OSU professor demonstrates leadership in information technology development education
Wednesday, August 27, 2008
(STILLWATER, Okla.– Aug. 27, 2008) – Marilyn Kletke, Oklahoma State University professor of management science and information systems, has been selected as a Faculty Advocate for Pearson Prentice Hall’s myitlab, an online assessment and training solution for Microsoft Office 2007 and other computer concepts.
“Today’s students cannot live without becoming computer savvy,” Kletke said. “They will use a computer in their everyday interactions, and they will fall behind and be ineffective without the ability to use a computer. Myitlab helps students become computer literate and functional in their daily lives.”
As one of 50 Faculty Advocates for myitlab, Kletke serves as a trainer, facilitator and resource for faculty nationwide regarding the program. The only Faculty Advocate in Oklahoma, Kletke was chosen for her abilities and enthusiasm. Her selection as Faculty Advocate demonstrates OSU’s leadership role in information technology development education.

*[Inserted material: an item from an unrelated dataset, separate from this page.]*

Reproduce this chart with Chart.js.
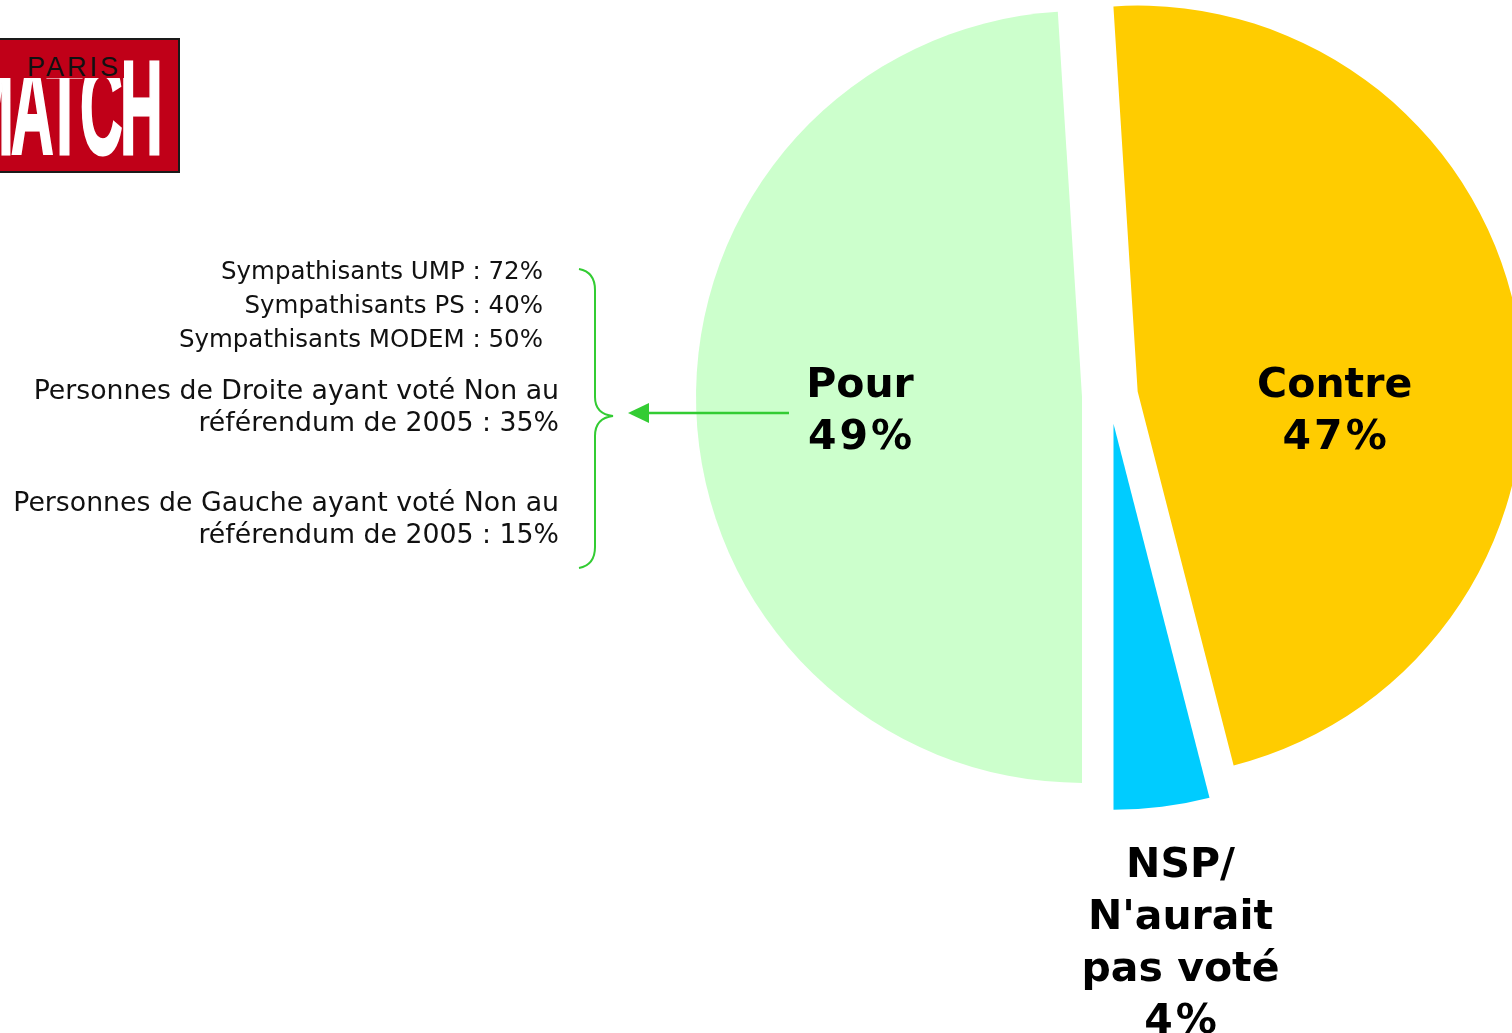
<!DOCTYPE html>
<html lang="fr">
<head>
<meta charset="utf-8">
<title>Pour / Contre</title>
<script src="https://cdn.jsdelivr.net/npm/chart.js@4/dist/chart.umd.min.js"></script>
<style>
  body { margin: 0; background: #fff; overflow: hidden; }
  #wrap { position: relative; width: 1512px; height: 1033px; }
  #pie { position: absolute; left: 0; top: 0; }
  .logo { position: absolute; left: 0; top: 38px; width: 178px; height: 131px; background: #c00018;
          border: 2px solid #1a1a1a; border-left: none; overflow: hidden; }
  .logo .match { position: absolute; right: 18px; top: 1px; font: bold 134px/1 "Liberation Sans", Arial, sans-serif;
                 color: #fff; -webkit-text-stroke: 3px #fff; letter-spacing: -6px;
                 transform: scaleX(0.44); transform-origin: right top; white-space: nowrap; }
  .logo .band { position: absolute; left: 0; top: 0; width: 124px; height: 38px; background: #c00018; }
  .logo .paris { position: absolute; left: 27px; top: 14px; font: 27px/1 "Liberation Sans", Arial, sans-serif;
                 color: #111; letter-spacing: 3px; }
  .notes { position: absolute; font-family: "DejaVu Sans", Verdana, sans-serif; color: #111; text-align: right; white-space: nowrap; }
  .notes div { position: absolute; right: 0; }
  svg { position: absolute; left: 0; top: 0; }
</style>
</head>
<body>
<div id="wrap">
  <canvas id="pie" width="1512" height="1033"></canvas>
  <div class="logo"><span class="match">MATCH</span><div class="band"></div><span class="paris">PARIS</span></div>
  <div class="notes" id="notesTop" style="left:0; width:543px; top:0; font-size:24.5px;"></div>
  <div class="notes" id="notesBottom" style="left:0; width:559px; top:0; font-size:26.75px;"></div>
  <svg width="1512" height="1033">
    <path d="M579,269 Q595,272 595,290 L595,397 Q595,414 613,416 Q595,418 595,436 L595,547 Q595,565 579,568"
          fill="none" stroke="#33cc33" stroke-width="2"/>
    <line x1="789" y1="413" x2="645" y2="413" stroke="#33cc33" stroke-width="2.5"/>
    <polygon points="628,413 649,403 649,423" fill="#33cc33"/>
  </svg>
</div>
<script>
const categories = [['Pour'], ['Contre'], ['NSP/', "N'aurait", 'pas voté']];
const values = [49, 47, 4];
const colors = ['#ccffcc', '#ffcc00', '#00ccff'];

const breakdownTop = ['Sympathisants UMP : 72%', 'Sympathisants PS : 40%', 'Sympathisants MODEM : 50%'];
const breakdownBottom = [
  ['Personnes de Droite ayant voté Non au', 'référendum de 2005 : 35%'],
  ['Personnes de Gauche ayant voté Non au', 'référendum de 2005 : 15%']
];

// text blocks on the left (baselines)
const topBase = [279, 313, 347];
breakdownTop.forEach((t, i) => {
  const d = document.createElement('div');
  d.textContent = t;
  d.style.top = (topBase[i] - 23) + 'px';
  document.getElementById('notesTop').appendChild(d);
});
const bottomBase = [[399, 431], [511, 543]];
breakdownBottom.forEach((pair, i) => {
  pair.forEach((t, j) => {
    const d = document.createElement('div');
    d.textContent = t;
    d.style.top = (bottomBase[i][j] - 25) + 'px';
    document.getElementById('notesBottom').appendChild(d);
  });
});

const explode = 28;
// label anchor relative to the (exploded) slice centre: [dx, first baseline dy]
const labelAnchor = [[-222, 0], [197, 5], [67, 453]];
const labelLine = 52;

const explodePlugin = {
  id: 'explode',
  afterDatasetsUpdate(chart) {
    chart.getDatasetMeta(0).data.forEach(arc => {
      const mid = (arc.startAngle + arc.endAngle) / 2;
      arc.x += Math.cos(mid) * explode;
      arc.y += Math.sin(mid) * explode;
    });
  }
};

const labelPlugin = {
  id: 'sliceLabels',
  afterDatasetsDraw(chart) {
    const ctx = chart.ctx;
    ctx.save();
    ctx.fillStyle = '#000';
    ctx.font = 'bold 41px "DejaVu Sans", Verdana, sans-serif';
    ctx.textAlign = 'center';
    ctx.textBaseline = 'alphabetic';
    chart.getDatasetMeta(0).data.forEach((arc, i) => {
      const x = arc.x + labelAnchor[i][0];
      const y = arc.y + labelAnchor[i][1];
      const lines = categories[i];
      ctx.letterSpacing = '0px';
      lines.forEach((l, j) => ctx.fillText(l, x, y + j * labelLine));
      // the percentage line is set a little wider in the original
      ctx.letterSpacing = '3px';
      ctx.fillText(values[i] + '%', x + 1.5, y + lines.length * labelLine);
    });
    ctx.restore();
  }
};

new Chart(document.getElementById('pie'), {
  type: 'pie',
  data: {
    labels: categories.map(c => c.join(' ')),
    datasets: [{
      data: values,
      backgroundColor: colors,
      borderWidth: 0
    }]
  },
  options: {
    responsive: false,
    animation: false,
    events: [],
    rotation: 180,
    layout: { padding: { left: 724, right: 16, top: 10, bottom: 251 } },
    plugins: {
      legend: { display: false },
      tooltip: { enabled: false }
    }
  },
  plugins: [explodePlugin, labelPlugin]
});
</script>
</body>
</html>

“By being selected as a Faculty Advocate, I can leverage my impact on students in Oklahoma and in 49 other states,” Kletke said. “This is good for OSU and good for our students.”
Kletke completed specialized training to become a Faculty Advocate in Boston June 26-29, and is now a point of contact for other faculty using myitlab across the country.
“I will answer questions from faculty and will help new schools adopt myitlab,” Kletke said. “Myitlab helps professors deliver their courses on Microsoft Office 2007 in an easy, effective and customized manner.”
Kletke said she began using myitlab in her MSIS 2103 course this summer because the previously used tool was not upgraded to Microsoft Office 2007 effectively. Kletke’s fall 2008 sections of MSIS 2103, with more than 600 students, are now using myitlab to become familiar with Microsoft Office 2007. Students have 20 assignments to teach them how to use tools and features in Microsoft Office 2007.
“I wanted students to enjoy learning,” Kletke said. “The previous tool wasn’t effective in doing this, so I switched.”